= Commonality analysis =

Statistical technique

Commonality analysis is a statistical technique within multiple linear regression that decomposes a model's R^{2} statistic (i.e., explained variance) by all independent variables on a dependent variable in a multiple linear regression model into commonality coefficients. These coefficients are variance components that are uniquely explained by each independent variable (i.e., unique effects), and variance components that are shared in each possible combination of the independent variables (i.e., common effects). These commonality coefficients sum up to the total variance explained (model R^{2}) of all the independent variables on the dependent variable. Commonality analysis produces 2^{k} − 1 commonality coefficients, where k is the number of the independent variables.

== Example ==
As an illustrative example, in the case of three independent variables (A, B, and C), commonality returns 7 (2^{3} − 1) coefficients:
- The unique contributions of A, B, and C (three coefficients)
- The contribution common to each possible pair of variables (AB, BC, AC)
- The contribution common to all three variables (ABC)

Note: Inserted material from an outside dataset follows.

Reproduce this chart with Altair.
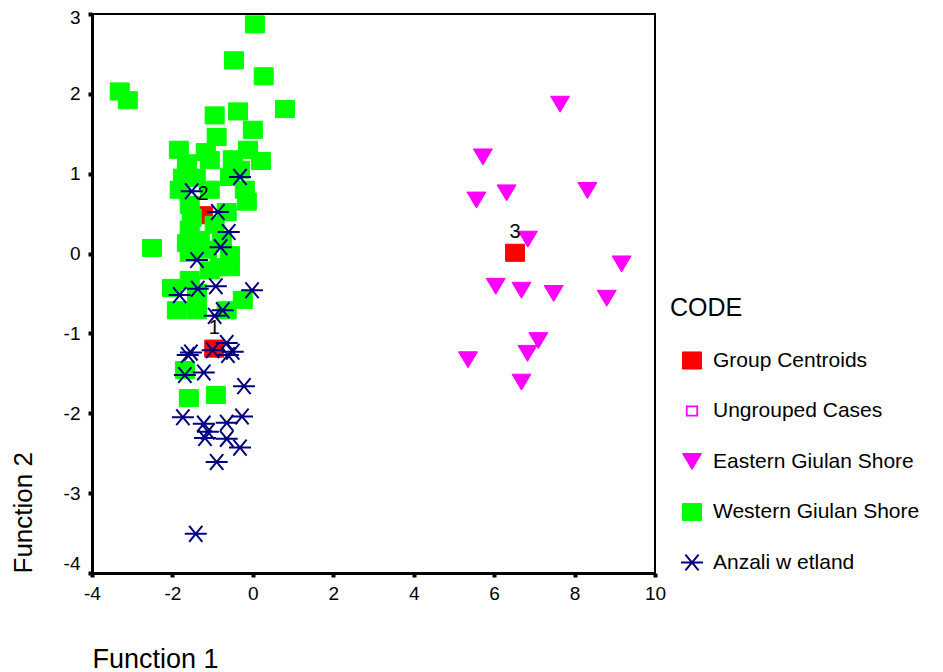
import altair as alt
import pandas as pd

groups = ["Group Centroids", "Ungrouped Cases", "Eastern Giulan Shore",
          "Western Giulan Shore", "Anzali w etland"]

centroid_x = [-0.96, -1.24, 6.52]
centroid_y = [-1.19, 0.48, 0.01]
centroid_labels = ["1", "2", "3"]

eastern_x = [7.64, 5.72, 6.31, 5.56, 8.32, 6.84, 9.17, 6.04, 6.68, 7.48, 8.80, 7.10, 6.83, 5.35, 6.68]
eastern_y = [1.87, 1.21, 0.76, 0.67, 0.79, 0.18, -0.13, -0.41, -0.46, -0.50, -0.56, -1.09, -1.25, -1.33, -1.61]

western_x = [0.05, -0.47, 0.27, -3.31, -3.11, 0.80, -0.37, -0.95, 0.00, -0.90,
             -1.84, -1.17, -0.12, 0.20, -1.07, -0.50, -1.64, -1.74, -1.82, -0.57,
             -0.20, -0.15, -1.57, -0.65, -1.52, -1.57, -2.51, -1.64, -1.32, -0.77,
             -1.57, -1.14, -1.07, -0.57, -0.82, -2.01, -1.39, -0.25, -1.89, -1.39,
             -0.65, -1.69, -1.59, -0.92, -1.42, -1.07, -0.95, -0.32, -0.57, -1.57]
western_y = [2.87, 2.42, 2.22, 2.03, 1.92, 1.81, 1.78, 1.73, 1.55, 1.46,
             1.30, 1.27, 1.30, 1.16, 1.17, 1.18, 1.13, 0.95, 0.80, 0.96,
             0.80, 0.65, 0.61, 0.52, 0.45, 0.30, 0.07, 0.13, 0.17, 0.17,
             0.01, 0.05, -0.21, -0.17, -0.17, -0.43, -0.49, -0.58, -0.71, -0.71,
             -0.71, -1.46, -1.81, -1.77, 0.95, 0.80, 0.36, 1.05, -0.02, -0.33]

anzali_x = [-1.52, -0.32, -0.87, -0.60, -0.80, -1.39, -0.92, -1.37, -1.82, -0.02,
            -0.75, -0.95, -0.65, -1.54, -1.62, -1.00, -0.62, -0.50, -1.69, -1.22,
            -0.22, -1.74, -1.22, -1.12, -1.19, -0.65, -0.27, -0.65, -0.32, -0.90, -1.42]
anzali_y = [0.78, 0.96, 0.52, 0.27, 0.08, -0.08, -0.41, -0.44, -0.52, -0.46,
            -0.71, -0.78, -1.12, -1.24, -1.27, -1.21, -1.27, -1.23, -1.52, -1.49,
            -1.66, -2.05, -2.13, -2.23, -2.31, -2.12, -2.04, -2.32, -2.43, -2.61, -3.51]

x_ticks = [-4, -2, 0, 2, 4, 6, 8, 10]
y_ticks = [-4, -3, -2, -1, 0, 1, 2, 3]

FONT = "Liberation Sans"

rows = []
for xv, yv in zip(centroid_x, centroid_y):
    rows.append({"f1": xv, "f2": yv, "CODE": groups[0]})
for xv, yv in zip(eastern_x, eastern_y):
    rows.append({"f1": xv, "f2": yv, "CODE": groups[2]})
for xv, yv in zip(western_x, western_y):
    rows.append({"f1": xv, "f2": yv, "CODE": groups[3]})
for xv, yv in zip(anzali_x, anzali_y):
    rows.append({"f1": xv, "f2": yv, "CODE": groups[4]})
points_df = pd.DataFrame(rows)
points_df["ord"] = range(len(points_df))

labels_df = pd.DataFrame({"f1": centroid_x, "f2": centroid_y, "lab": centroid_labels})

square = "M-1,-0.9h2v1.8h-2Z"
tri_down = "M-1,-0.84L1,-0.84L0,0.84Z"
asterisk = "M-1,0H1M-0.6,-0.72L0.6,0.72M-0.6,0.72L0.6,-0.72"

x_enc = alt.X("f1:Q", scale=alt.Scale(domain=[-4, 10], nice=False, zero=False),
              axis=alt.Axis(values=x_ticks, title="Function 1", grid=False,
                            labelExpr="datum.value + ''", labelFlush=False,
                            titleX=0, titleY=94, titleAlign="left", titleFontSize=27,
                            titleBaseline="alphabetic", titleAnchor="start"))
y_enc = alt.Y("f2:Q", scale=alt.Scale(domain=[-4, 3], nice=False, zero=False),
              axis=alt.Axis(values=y_ticks, title="Function 2", grid=False,
                            labelExpr="datum.value + ''", labelFlush=False,
                            titleX=-61, titleY=559, titleAlign="left",
                            titleAngle=270, titleBaseline="alphabetic",
                            labelOffset={"condition": {"test": "datum.value == 3", "value": 3},
                                         "value": 0},
                            labelBaseline={"condition": {"test": "datum.value == -4", "value": "bottom"},
                                           "value": "middle"}))

legend = alt.Legend(title="CODE", orient="none", legendX=578, legendY=282,
                    titleFontSize=25, titleFontWeight="normal", titleFont=FONT,
                    titleColor="black", labelFont=FONT, labelFontSize=21,
                    labelColor="black", symbolOffset=10, labelOffset=9,
                    labelLimit=400, clipHeight=25, rowPadding=25.5, titlePadding=27)

dom = groups
points = alt.Chart(points_df).mark_point(opacity=1, filled=False).encode(
    x=x_enc,
    y=y_enc,
    shape=alt.Shape("CODE:N", scale=alt.Scale(domain=dom, range=[square, square, tri_down, square, asterisk]), legend=legend),
    fill=alt.Fill("CODE:N", scale=alt.Scale(domain=dom, range=["#ff0000", "transparent", "#ff00ff", "#00ff00", "transparent"]), legend=legend),
    stroke=alt.Stroke("CODE:N", scale=alt.Scale(domain=dom, range=["#ff0000", "#ff00ff", "#ff00ff", "#00ff00", "#000080"]), legend=legend),
    size=alt.Size("CODE:N", scale=alt.Scale(type="ordinal", domain=dom, range=[361, 110, 361, 361, 484]), legend=legend),
    strokeWidth=alt.StrokeWidth("CODE:N", scale=alt.Scale(type="ordinal", domain=dom, range=[1, 1.8, 1, 1, 2]), legend=legend),
    order=alt.Order("ord:Q"),
)

labels = alt.Chart(labels_df).mark_text(dy=-21, fontSize=20, font=FONT, color="black").encode(
    x=alt.X("f1:Q"), y=alt.Y("f2:Q"), text="lab:N"
)

chart = alt.layer(points, labels).properties(
    width=563, height=559,
    autosize=alt.AutoSizeParams(type="none"),
    padding={"left": 84, "top": 6, "right": 280, "bottom": 100},
).configure_view(
    stroke="black", strokeWidth=2
).configure_axis(
    labelFont=FONT, labelFontSize=19, labelColor="black",
    titleFont=FONT, titleFontSize=26, titleFontWeight="normal", titleColor="black",
    domainColor="black", domainWidth=3, tickColor="black", tickWidth=4, tickSize=4,
    labelPadding=7,
).configure_axisY(labelPadding=8)

chart.save("out.html", embed_options={"renderer": "svg", "actions": False})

The unique coefficient indicates to which degree the variable is independently associated with the dependent variable. Positive commonality coefficients indicate that a part of the explained variance of the dependent variable is shared between independent variables. Negative commonality coefficients indicate that there is a suppressor effects between independent variables.

== Calculation ==
The calculation of commonality coefficients can be done in principle with any software that calculates R^{2} (e.g., in SPSS; see Commonality Analysis: Demonstration of an SPSS
Solution for Regression Analysis), however, this becomes quickly burdensome as number of independent variable increases. For example, with 10 independent variables, there are 2^{10} − 1 = 1023 commonality coefficients to be calculated. The yhat package in R can be used to calculate commonality coefficients, and to produce bootstrapped confidence intervals for commonality coefficients.